TO BE DONE | Everything from the line with "Emit a web page" down to the line with "const yTicks = [0, 5, 10, 15, 20, 25, 30, 35];" below must be printed exactly, those two lines included. Exclude pictures.

* * * * * * *

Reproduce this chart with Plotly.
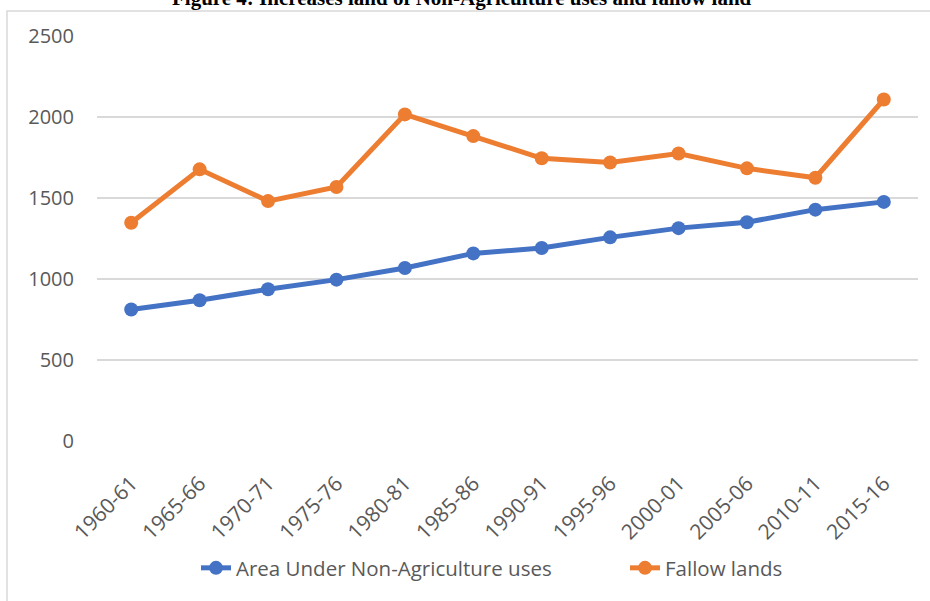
import plotly.graph_objects as go

periods = ["1960-61", "1965-66", "1970-71", "1975-76", "1980-81", "1985-86",
           "1990-91", "1995-96", "2000-01", "2005-06", "2010-11", "2015-16"]
non_agri = [812, 869, 937, 996, 1068, 1158, 1191, 1257, 1314, 1350, 1428, 1476]
fallow = [1347, 1677, 1481, 1568, 2016, 1882, 1745, 1719, 1775, 1683, 1625, 2108]
y_ticks = [0, 500, 1000, 1500, 2000, 2500]

W, H = 930, 601
L, R, T, B = 97, 12, 36, 160
pw, ph = W - L - R, H - T - B

def px_x(p):
    return (p - L) / pw

def px_y(p):
    return (H - B - p) / ph

FONT = "Open Sans"
LEG_FONT = dict(family=FONT, size=20.5, color="#595959")

fig = go.Figure()
fig.add_trace(go.Scatter(
    x=periods, y=non_agri, name="Area Under Non-Agriculture uses",
    mode="lines+markers",
    line=dict(color="#4472C4", width=5),
    marker=dict(color="#4472C4", size=14),
    legend="legend",
))
fig.add_trace(go.Scatter(
    x=periods, y=fallow, name="Fallow lands",
    mode="lines+markers",
    line=dict(color="#ED7D31", width=5),
    marker=dict(color="#ED7D31", size=14),
    legend="legend2",
))

fig.update_layout(
    width=W, height=H,
    margin=dict(l=L, r=R, t=T, b=B, pad=0, autoexpand=False),
    paper_bgcolor="white", plot_bgcolor="white",
    font=dict(family=FONT, size=20, color="#595959"),
    showlegend=True,
    legend=dict(orientation="h", x=px_x(196), xanchor="left", y=px_y(568), yanchor="middle",
                font=LEG_FONT, bgcolor="rgba(0,0,0,0)"),
    legend2=dict(orientation="h", x=px_x(625), xanchor="left", y=px_y(568), yanchor="middle",
                 font=LEG_FONT, bgcolor="rgba(0,0,0,0)"),
    xaxis=dict(type="category", range=[-0.5, 11.5], tickangle=-45,
               showgrid=False, zeroline=False, showline=False, ticks="",
               ticklabelstandoff=25,
               tickfont=dict(family=FONT, size=21, color="#595959")),
    yaxis=dict(range=[0, 2500], tickvals=y_ticks, showgrid=True,
               gridcolor="#D9D9D9", gridwidth=1.5, zeroline=False, showline=False,
               ticks="", ticklabelstandoff=22,
               tickfont=dict(family=FONT, size=20, color="#595959")),
    shapes=[dict(type="rect", xref="paper", yref="paper",
                 x0=px_x(7), x1=px_x(1000), y0=px_y(700), y1=px_y(11),
                 line=dict(color="#D9D9D9", width=1.5), fillcolor="rgba(0,0,0,0)",
                 layer="below")],
    annotations=[dict(text="<b>Figure 4: Increases land of Non-Agriculture uses and fallow land</b>",
                      xref="paper", yref="paper", x=px_x(462), y=px_y(12),
                      xanchor="center", yanchor="bottom", showarrow=False,
                      font=dict(family="Liberation Serif", size=21, color="black"))],
)

fig.write_html("out.html")
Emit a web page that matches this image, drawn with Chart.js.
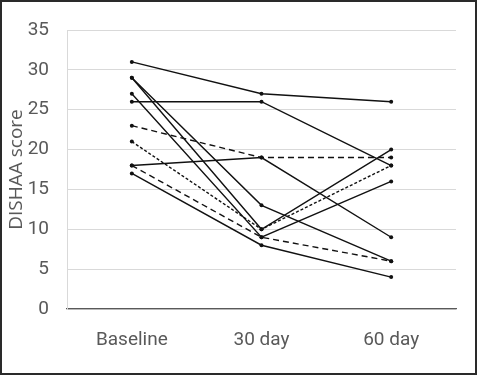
<!DOCTYPE html>
<html>
<head>
<meta charset="utf-8">
<script src="https://cdn.jsdelivr.net/npm/chart.js@4.4.1/dist/chart.umd.min.js"></script>
<style>
  html, body { margin: 0; padding: 0; background: #fff; }
  #wrap { position: relative; width: 477px; height: 375px; }
  #frame { position: absolute; left: 0; top: 0; width: 477px; height: 375px; box-sizing: border-box; border: 2px solid #2a2a2a; pointer-events: none; }
</style>
</head>
<body>
<div id="wrap">
  <canvas id="chart" width="477" height="375"></canvas>
  <div id="frame"></div>
</div>
<script>
// ===== data =====
const categories = ["Baseline", "30 day", "60 day"];
const yTicks = [0, 5, 10, 15, 20, 25, 30, 35];

const patient1 = [31, 27, 26];
const patient2 = [26, 26, 18];
const patient3 = [29, 13, 6];
const patient4 = [29, 10, 20];
const patient5 = [27, 9, 16];
const patient6 = [18, 19, 9];
const patient7 = [17, 8, 4];
const patient8 = [23, 19, 19];   // dashed
const patient9 = [21, 10, 18];   // fine dashes
const patient10 = [18, 9, 6];    // dashed

function series(values, dash) {
  return {
    data: values,
    borderColor: "#111",
    backgroundColor: "#111",
    borderWidth: 1.4,
    borderDash: dash || [],
    pointRadius: 2,
    pointHoverRadius: 2,
    pointBorderWidth: 0,
    tension: 0,
    fill: false
  };
}

const datasets = [
  series(patient1),
  series(patient2),
  series(patient3),
  series(patient4),
  series(patient5),
  series(patient6),
  series(patient7),
  series(patient8, [6, 4]),
  series(patient9, [3, 2]),
  series(patient10, [6, 4])
];

const gray = "#595959";
const tickFont = { family: "Roboto, 'Open Sans', sans-serif", size: 19 };
const titleFont = { family: "'Open Sans', 'Liberation Sans', sans-serif", size: 19 };

new Chart(document.getElementById("chart"), {
  type: "line",
  data: { labels: categories, datasets: datasets },
  options: {
    responsive: false,
    animation: false,
    layout: { padding: { top: 30, right: 21, bottom: 0, left: 0 } },
    plugins: { legend: { display: false }, tooltip: { enabled: false } },
    scales: {
      x: {
        offset: true,
        grid: { display: false, drawTicks: false },
        border: { display: true, color: gray, width: 1.2 },
        ticks: { color: gray, font: tickFont, padding: 20, maxRotation: 0 },
        afterFit: s => { s.height = 66; }
      },
      y: {
        min: 0,
        max: 35,
        afterBuildTicks: s => { s.ticks = yTicks.map(v => ({ value: v })); },
        grid: { color: "#d9d9d9", lineWidth: 1, drawTicks: false },
        border: { display: true, color: "#d9d9d9" },
        ticks: { color: gray, font: tickFont, padding: 18 },
        title: {
          display: true,
          text: "DISHAA score",
          color: gray,
          font: titleFont,
          padding: { top: 5, bottom: 0 }
        },
        afterFit: s => { s.width = 67; }
      }
    }
  }
});
</script>
</body>
</html>
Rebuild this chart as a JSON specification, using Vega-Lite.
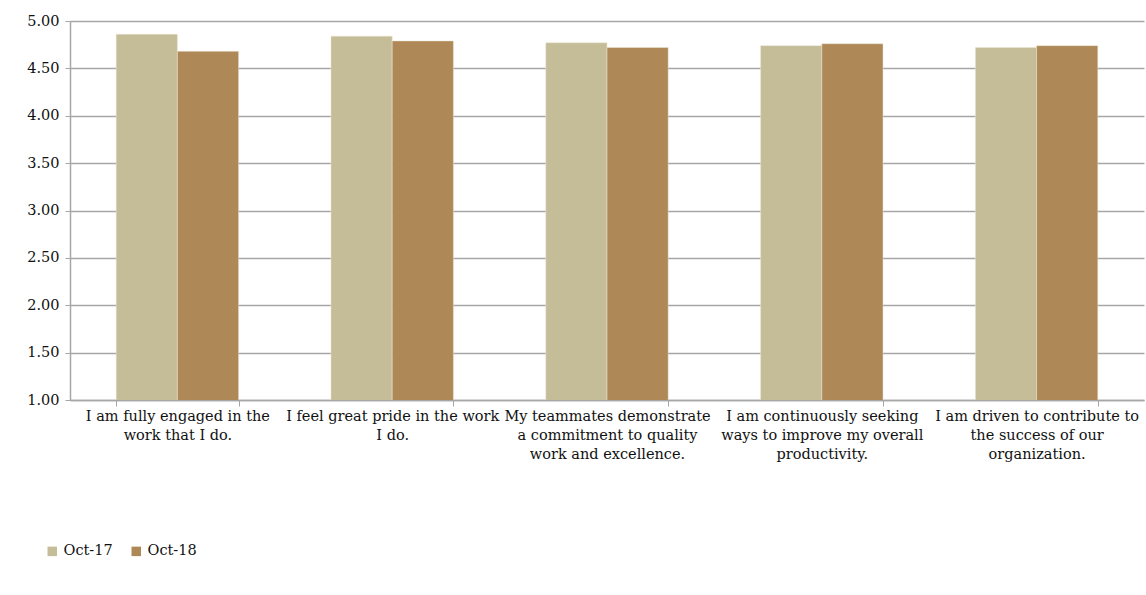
{
  "$schema": "https://vega.github.io/schema/vega-lite/v6.json",
  "width": 1074,
  "height": 379,
  "autosize": "none",
  "padding": {"left": 70, "top": 21, "right": 2, "bottom": 195},
  "background": "white",
  "data": {
    "values": [
      {"q": "I am fully engaged in the|work that I do.", "period": "Oct-17", "score": 4.86},
      {"q": "I am fully engaged in the|work that I do.", "period": "Oct-18", "score": 4.68},
      {"q": "I feel great pride in the work|I do.", "period": "Oct-17", "score": 4.84},
      {"q": "I feel great pride in the work|I do.", "period": "Oct-18", "score": 4.79},
      {"q": "My teammates demonstrate|a commitment to quality|work and excellence.", "period": "Oct-17", "score": 4.77},
      {"q": "My teammates demonstrate|a commitment to quality|work and excellence.", "period": "Oct-18", "score": 4.72},
      {"q": "I am continuously seeking|ways to improve my overall|productivity.", "period": "Oct-17", "score": 4.74},
      {"q": "I am continuously seeking|ways to improve my overall|productivity.", "period": "Oct-18", "score": 4.76},
      {"q": "I am driven to contribute to|the success of our|organization.", "period": "Oct-17", "score": 4.72},
      {"q": "I am driven to contribute to|the success of our|organization.", "period": "Oct-18", "score": 4.74}
    ]
  },
  "mark": {"type": "bar", "stroke": "#ece6d6", "strokeWidth": 0.5, "clip": true},
  "encoding": {
    "x": {
      "field": "q",
      "type": "nominal",
      "sort": null,
      "title": null,
      "scale": {"paddingInner": 0.43, "paddingOuter": 0.215},
      "axis": {
        "labelExpr": "datum.value ? split(datum.value, '|') : ''",
        "labelAngle": 0,
        "labelFont": "DejaVu Serif",
        "labelFontSize": 14.5,
        "labelColor": "#111111",
        "labelLineHeight": 19,
        "labelPadding": 3,
        "labelLimit": 300,
        "labelOverlap": false,
        "tickBand": "extent",
        "tickColor": "#a6a6a6",
        "tickSize": 6,
        "domainColor": "#a6a6a6",
        "domainWidth": 1.5
      }
    },
    "xOffset": {"field": "period", "type": "nominal", "sort": ["Oct-17", "Oct-18"]},
    "y": {
      "field": "score",
      "type": "quantitative",
      "title": null,
      "scale": {"domain": [1, 5], "nice": false, "zero": false},
      "axis": {
        "values": [1, 1.5, 2, 2.5, 3, 3.5, 4, 4.5, 5],
        "format": ".2f",
        "labelFont": "DejaVu Serif",
        "labelFontSize": 14.5,
        "labelColor": "#111111",
        "labelPadding": 6,
        "tickColor": "#a6a6a6",
        "tickSize": 5,
        "domainColor": "#a6a6a6",
        "domainWidth": 1.5,
        "gridColor": "#a6a6a6",
        "gridWidth": 1.5
      }
    },
    "color": {
      "field": "period",
      "type": "nominal",
      "scale": {"domain": ["Oct-17", "Oct-18"], "range": ["#c4bd97", "#ae8957"]},
      "legend": {
        "title": null,
        "orient": "none",
        "direction": "horizontal",
        "legendX": -25,
        "legendY": 523,
        "symbolType": "square",
        "symbolSize": 90,
        "symbolStrokeWidth": 0,
        "labelFont": "DejaVu Serif",
        "labelFontSize": 14.5,
        "labelColor": "#111111",
        "labelOffset": 4,
        "columnPadding": 16
      }
    }
  },
  "config": {"view": {"stroke": null}}
}
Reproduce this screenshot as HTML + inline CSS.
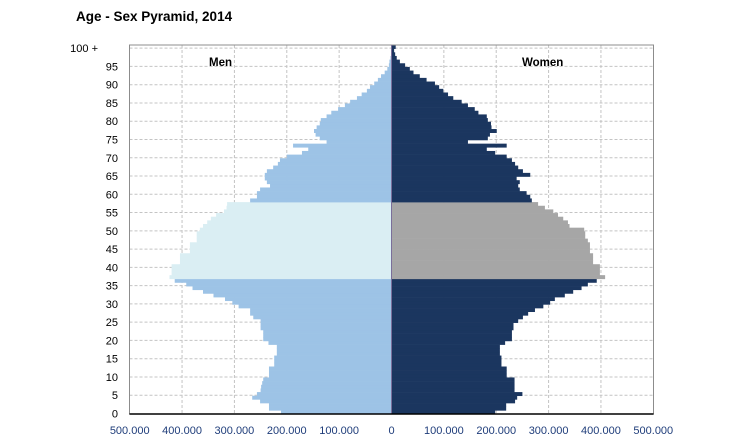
<!DOCTYPE html>
<html><head><meta charset="utf-8"><style>
body{margin:0;background:#fff;}
svg{display:block;font-family:"Liberation Sans",sans-serif;}
</style></head><body>
<svg id="chart" width="731" height="447" viewBox="0 0 731 447">
<text x="76" y="21" font-size="13.5" font-weight="bold" fill="#000">Age - Sex Pyramid, 2014</text>
<g id="grid"></g>
<g id="bars"></g>
<g id="axes"></g>
<text x="209" y="66" font-size="11.5" font-weight="bold">Men</text>
<text x="522" y="66" font-size="11.5" font-weight="bold">Women</text>
</svg>
<script>
const ages = Array.from({length:101},(_,i)=>i);
const men = [211,234,234,251,266,257,250,249,247,245,234,234,234,224,224,224,219,219,219,235,245,245,245,250,250,250,264,270,270,292,304,318,340,360,380,392,414,424,420,420,420,404,404,404,385,385,385,372,372,372,366,360,352,345,335,320,315,314,270,257,257,251,232,238,242,242,238,226,217,213,200,171,159,188,124,137,145,148,143,137,135,124,115,102,89,79,66,57,47,41,33,26,20,13,8,5,4,2,1,1,1];
const women = [198,219,219,236,240,250,235,235,235,235,220,220,220,210,210,210,207,207,207,217,230,230,230,233,233,242,251,261,274,290,303,312,331,347,363,375,392,408,398,398,398,385,385,385,379,379,379,375,370,370,368,340,337,328,318,309,293,280,268,265,258,245,242,245,239,265,251,242,236,230,220,198,182,220,146,184,188,201,191,190,184,182,166,159,146,134,118,108,99,91,83,67,54,42,35,26,16,10,7,5,8];
const xTicks = [-500,-400,-300,-200,-100,0,100,200,300,400,500];
const xTickLabels = ["500.000","400.000","300.000","200.000","100.000","0","100.000","200.000","300.000","400.000","500.000"];
const yTicks = [0,5,10,15,20,25,30,35,40,45,50,55,60,65,70,75,80,85,90,95];
const highlightFrom = 37, highlightTo = 57;

const NS="http://www.w3.org/2000/svg";
const X0=391.5, PX=0.5236, LEFT=129.5, RIGHT=653.5, BOTTOM=414, TOP=45;
const xs = v => X0 + v*PX;
const BH = (BOTTOM-TOP)/101;
const yb = a => BOTTOM - a*BH;
function mk(tag, parent, attrs){const e=document.createElementNS(NS,tag);for(const k in attrs)e.setAttribute(k,attrs[k]);parent.appendChild(e);return e;}
const grid=document.getElementById('grid'), bars=document.getElementById('bars'), axes=document.getElementById('axes');

xTicks.forEach((t,i)=>{
  if(t!==0 && Math.abs(t)!==500){
    const l=mk('line',grid,{x1:xs(t),x2:xs(t),y1:TOP,y2:BOTTOM,stroke:'#c4c4c4','stroke-dasharray':'3,2','stroke-width':1});
    
    
  }
  const tx=mk('text',axes,{x:xs(t),y:434,'font-size':11,'text-anchor':'middle',fill:'#1f3d7a'});
  tx.textContent=xTickLabels[i];
  
  
});
yTicks.concat([100]).forEach(a=>{
  const y=yb(a)-0.5;
  if(a>0){
    const l=mk('line',grid,{x1:LEFT,x2:RIGHT,y1:y,y2:y,stroke:'#c4c4c4','stroke-dasharray':'3,2','stroke-width':1});
    
    
  }
  const tx=mk('text',axes,{x:a===100?98:118,y:y+4,'font-size':11,'text-anchor':'end',fill:'#000'});
  tx.textContent = a===100 ? '100 +' : String(a);
  
  
});

ages.forEach((a,i)=>{
  const hl = a>=highlightFrom && a<=highlightTo;
  const y=yb(a+1), h=BH+0.3;
  const m=mk('rect',bars,{x:xs(-men[i]),y:y,width:men[i]*PX,height:h,fill:hl?'#daeef3':'#9dc3e6'});
  
  
  const w=mk('rect',bars,{x:X0,y:y,width:women[i]*PX,height:h,fill:hl?'#a6a6a6':'#1b365f'});
  
  
});

const frame=mk('rect',axes,{x:LEFT,y:TOP,width:RIGHT-LEFT,height:BOTTOM-TOP,fill:'none',stroke:'#8c8c8c','stroke-width':1});


const zl=mk('line',axes,{x1:X0,x2:X0,y1:TOP,y2:BOTTOM,stroke:'#7a6e9a','stroke-width':1});


const xa=mk('line',axes,{x1:LEFT,x2:RIGHT,y1:BOTTOM,y2:BOTTOM,stroke:'#000','stroke-width':1.5});


</script>
</body></html>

* * * * * * *

TASK RESULT |
Emit a web page that matches this image, drawn with Chart.js.
<!DOCTYPE html>
<html>
<head>
<meta charset="utf-8">
<script src="https://cdn.jsdelivr.net/npm/chart.js@4.4.1/dist/chart.umd.min.js"></script>
<style>
  html, body { margin: 0; padding: 0; background: #fff; }
  #wrap { position: relative; width: 477px; height: 375px; }
  #frame { position: absolute; left: 0; top: 0; width: 477px; height: 375px; box-sizing: border-box; border: 2px solid #2a2a2a; pointer-events: none; }
</style>
</head>
<body>
<div id="wrap">
  <canvas id="chart" width="477" height="375"></canvas>
  <div id="frame"></div>
</div>
<script>
// ===== data =====
const categories = ["Baseline", "30 day", "60 day"];
const yTicks = [0, 5, 10, 15, 20, 25, 30, 35];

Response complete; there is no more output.